• GIVEN DATA:
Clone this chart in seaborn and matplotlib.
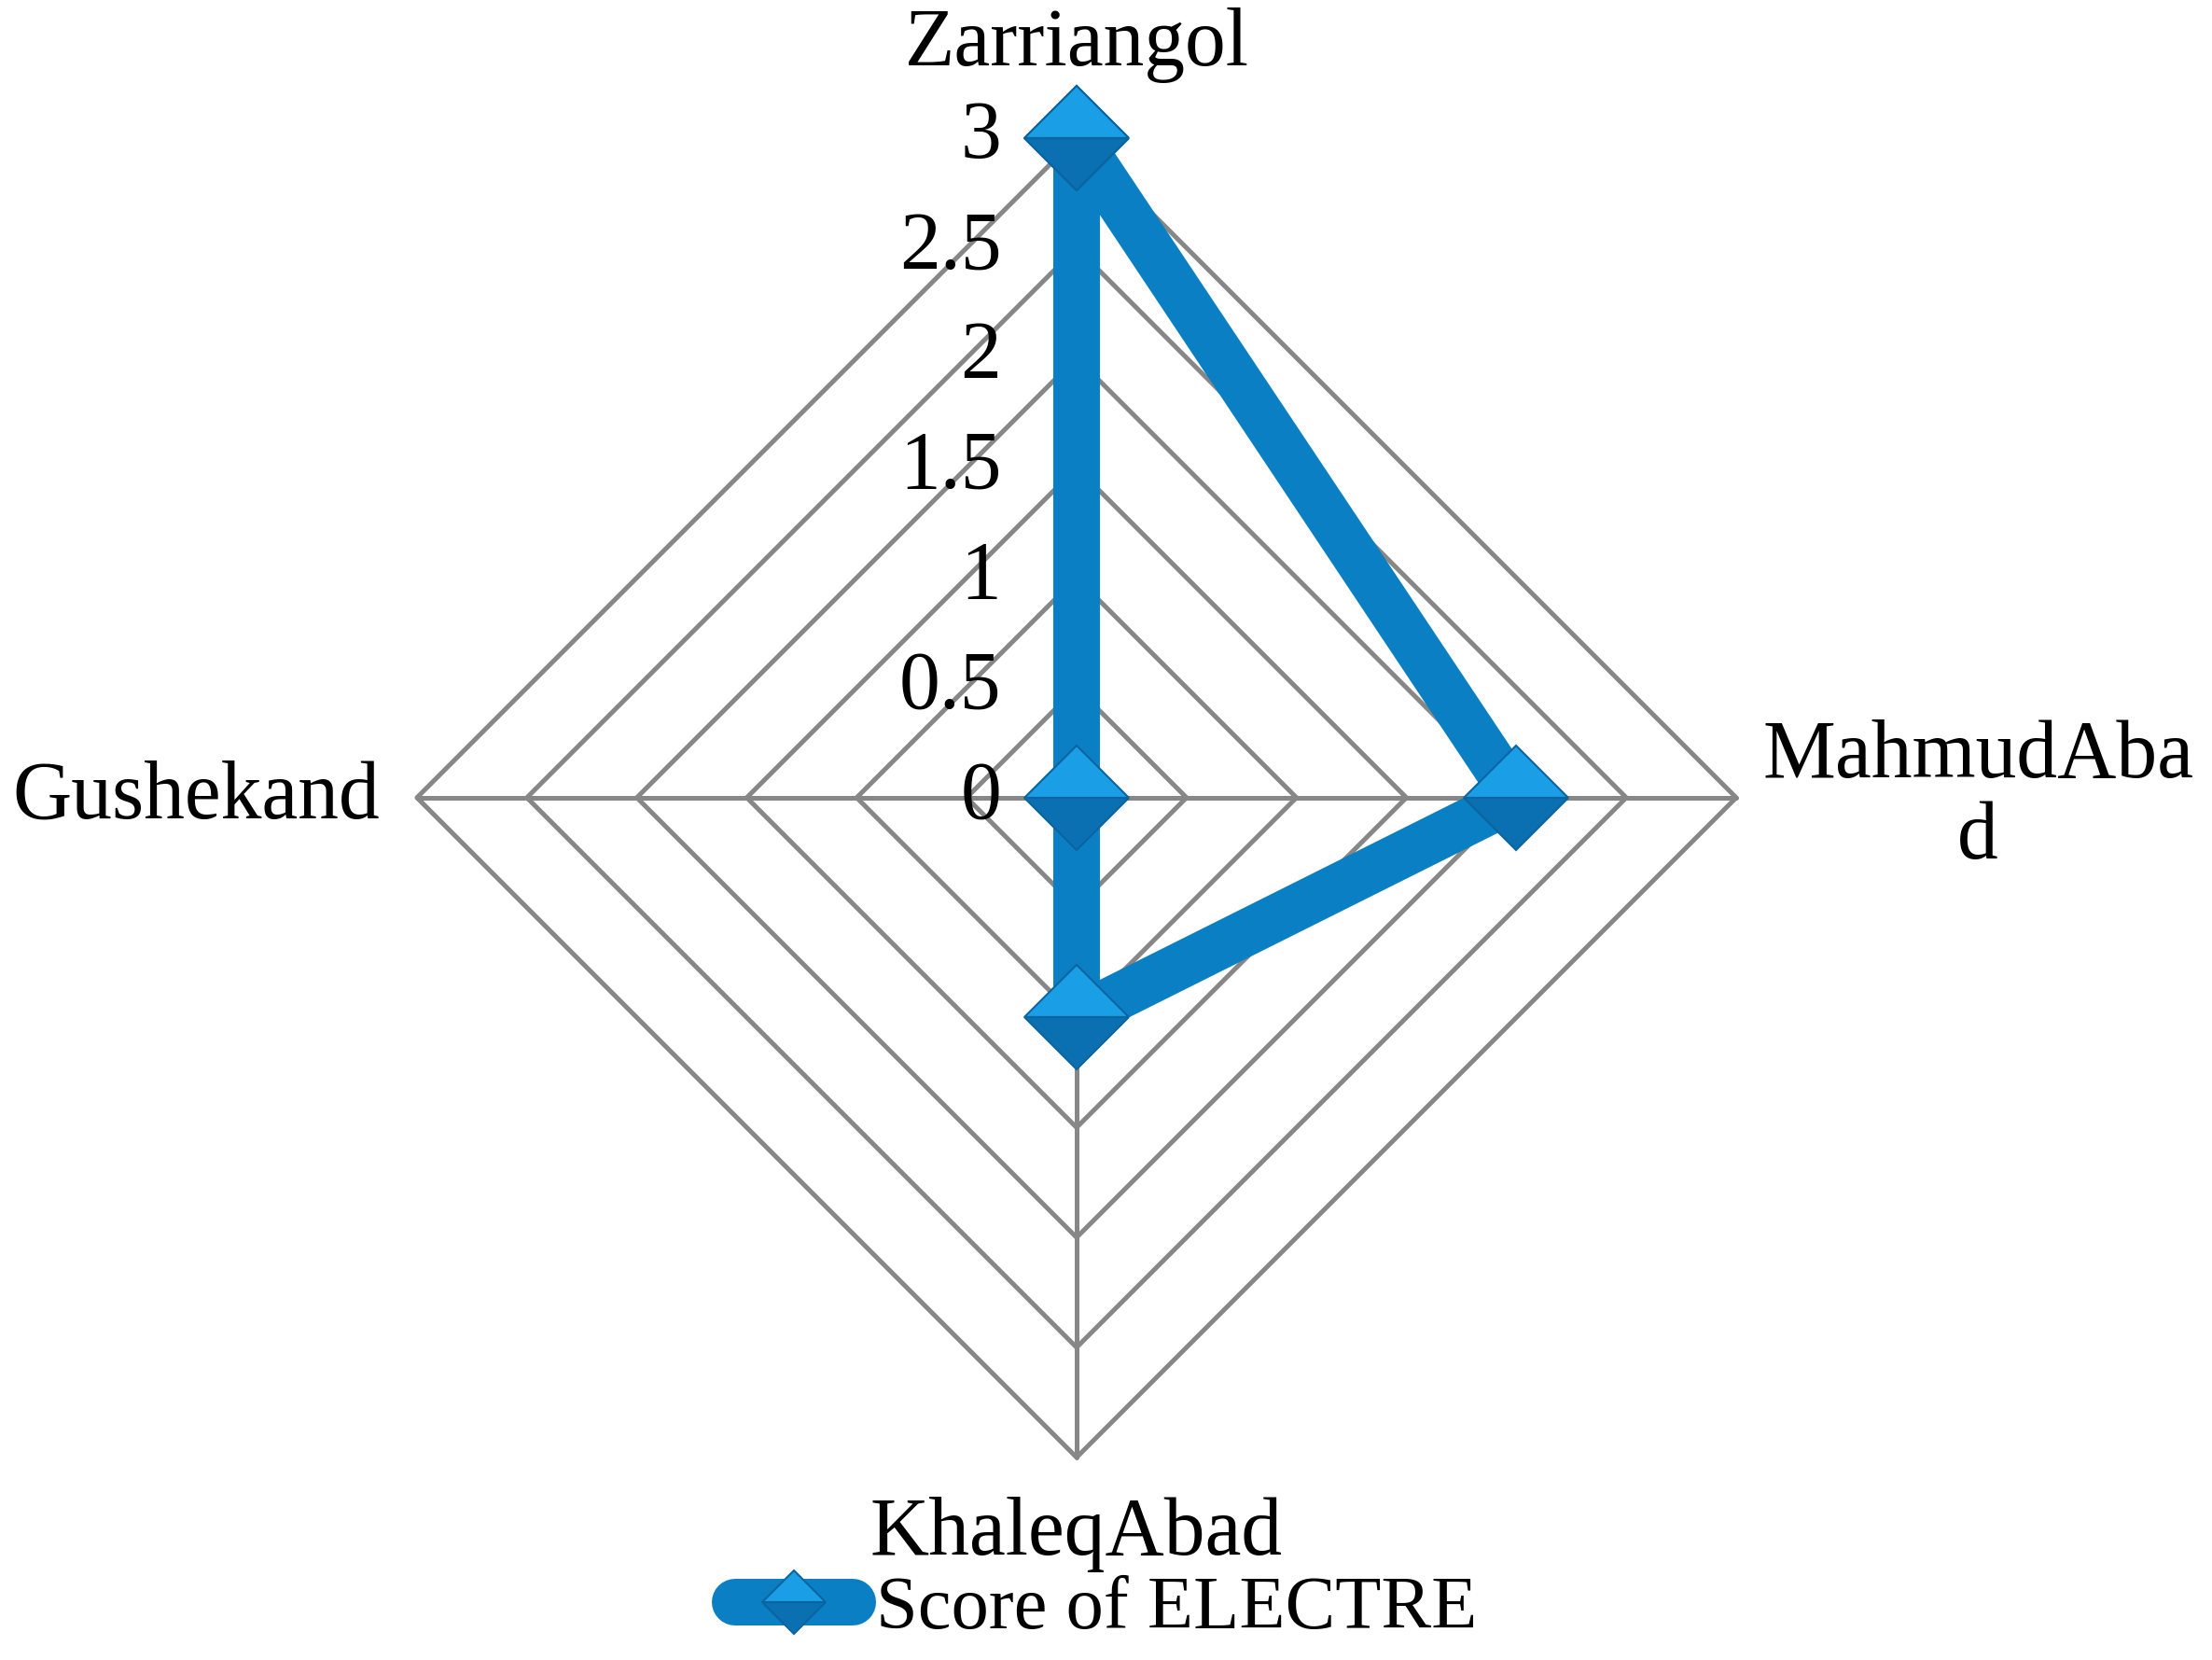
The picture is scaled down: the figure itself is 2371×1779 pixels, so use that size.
import numpy as np
import pandas as pd
import matplotlib
matplotlib.use('Agg')
import matplotlib.pyplot as plt
import seaborn as sns

categories = ['Zarriangol', 'MahmudAbad', 'KhaleqAbad', 'Gushekand']
cat_labels = ['Zarriangol', 'MahmudAba\nd', 'KhaleqAbad', 'Gushekand']
scores = [3, 2, 1, 0]
levels = [0, 0.5, 1, 1.5, 2, 2.5, 3]
level_labels = ['0', '0.5', '1', '1.5', '2', '2.5', '3']
series_name = 'Score of ELECTRE'

sns.set_style('white')
plt.rcParams['font.family'] = ['Liberation Serif', 'DejaVu Serif']
plt.rcParams['text.color'] = 'black'

line_color = '#0A7FC3'
grid_color = '#878787'
fs = 63

n = len(categories)
theta = np.linspace(0, 2 * np.pi, n, endpoint=False)

# close the polygon by repeating the first point at 2*pi
df = pd.DataFrame({
    'theta': np.append(theta, 2 * np.pi),
    'score': scores + scores[:1],
})

fig = plt.figure(figsize=(23.71, 17.79), dpi=100)
ax = fig.add_axes([0.1885, 0.122, 0.5964, 0.795], projection='polar')
ax.set_theta_zero_location('N')
ax.set_theta_direction(-1)
ax.set_ylim(0, 3)
ax.grid(False)
ax.spines['polar'].set_visible(False)
ax.set_xticks([])
ax.set_yticks([])

# diamond gridlines and spokes
ring_theta = np.append(theta, 2 * np.pi)
for lv in levels[1:]:
    ax.plot(ring_theta, [lv] * (n + 1), color=grid_color, lw=3.6, zorder=1,
            clip_on=False)
for t in theta:
    ax.plot([t, t], [0, levels[-1]], color=grid_color, lw=3.6, zorder=1,
            clip_on=False)

sns.lineplot(data=df, x='theta', y='score', sort=False, estimator=None, ax=ax,
             color=line_color, lw=36, marker='D', markersize=57,
             fillstyle='top', markerfacecolor='#1A9FE6',
             markerfacecoloralt='#0A70B2', markeredgecolor='#0A64A0',
             markeredgewidth=1.5, label=series_name, zorder=3,
             solid_capstyle='round', clip_on=False)

# radial tick labels
for lv, lab in zip(levels, level_labels):
    ax.annotate(lab, xy=(0, lv), xytext=(-58, 0), textcoords='offset points',
                ha='right', va='center', fontsize=fs, zorder=4)

# category labels
ax.text(theta[0], 3.42, cat_labels[0], ha='center', va='center', fontsize=fs)
ax.text(theta[1], 4.1, cat_labels[1], ha='center', va='center', fontsize=fs,
        multialignment='center', linespacing=1.1)
ax.text(theta[2], 3.35, cat_labels[2], ha='center', va='center', fontsize=fs)
ax.text(theta[3], 3.17, cat_labels[3], ha='right', va='center', fontsize=fs)

ax.legend(loc='center', bbox_to_anchor=(0.5, 0.03), bbox_transform=fig.transFigure,
          frameon=False, fontsize=58, handlelength=1.57, handletextpad=0.3,
          markerscale=0.6, borderpad=0)

fig.savefig('out.png', dpi=100, facecolor='white')
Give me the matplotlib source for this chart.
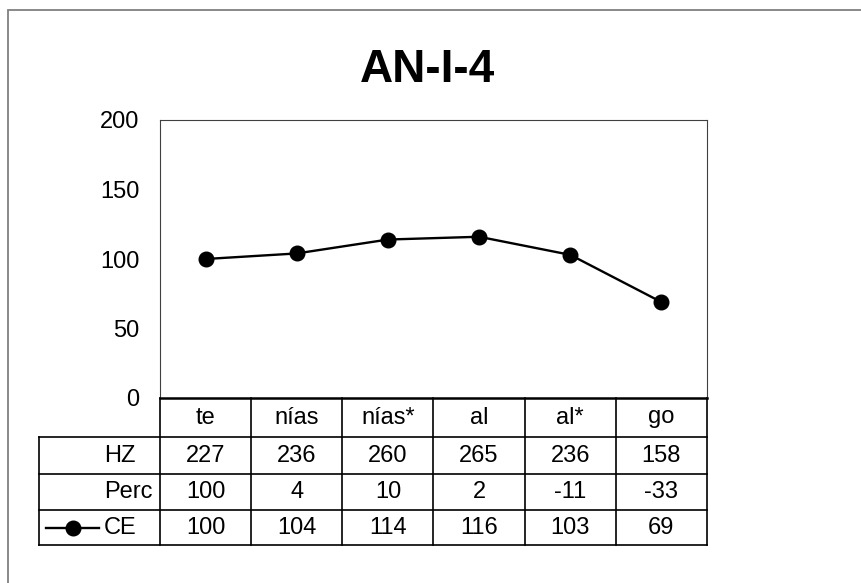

• WHAT IS BEING ASKED:
Write out exactly the opening lines of the data, stopping after the line that holds "theta = np.linspace(0, 2". Exclude pictures.

• CORRECT ANSWER:
Clone this chart in seaborn and matplotlib.
The picture is scaled down: the figure itself is 2371×1779 pixels, so use that size.
import numpy as np
import pandas as pd
import matplotlib
matplotlib.use('Agg')
import matplotlib.pyplot as plt
import seaborn as sns

categories = ['Zarriangol', 'MahmudAbad', 'KhaleqAbad', 'Gushekand']
cat_labels = ['Zarriangol', 'MahmudAba\nd', 'KhaleqAbad', 'Gushekand']
scores = [3, 2, 1, 0]
levels = [0, 0.5, 1, 1.5, 2, 2.5, 3]
level_labels = ['0', '0.5', '1', '1.5', '2', '2.5', '3']
series_name = 'Score of ELECTRE'

sns.set_style('white')
plt.rcParams['font.family'] = ['Liberation Serif', 'DejaVu Serif']
plt.rcParams['text.color'] = 'black'

line_color = '#0A7FC3'
grid_color = '#878787'
fs = 63

n = len(categories)
theta = np.linspace(0, 2 * np.pi, n, endpoint=False)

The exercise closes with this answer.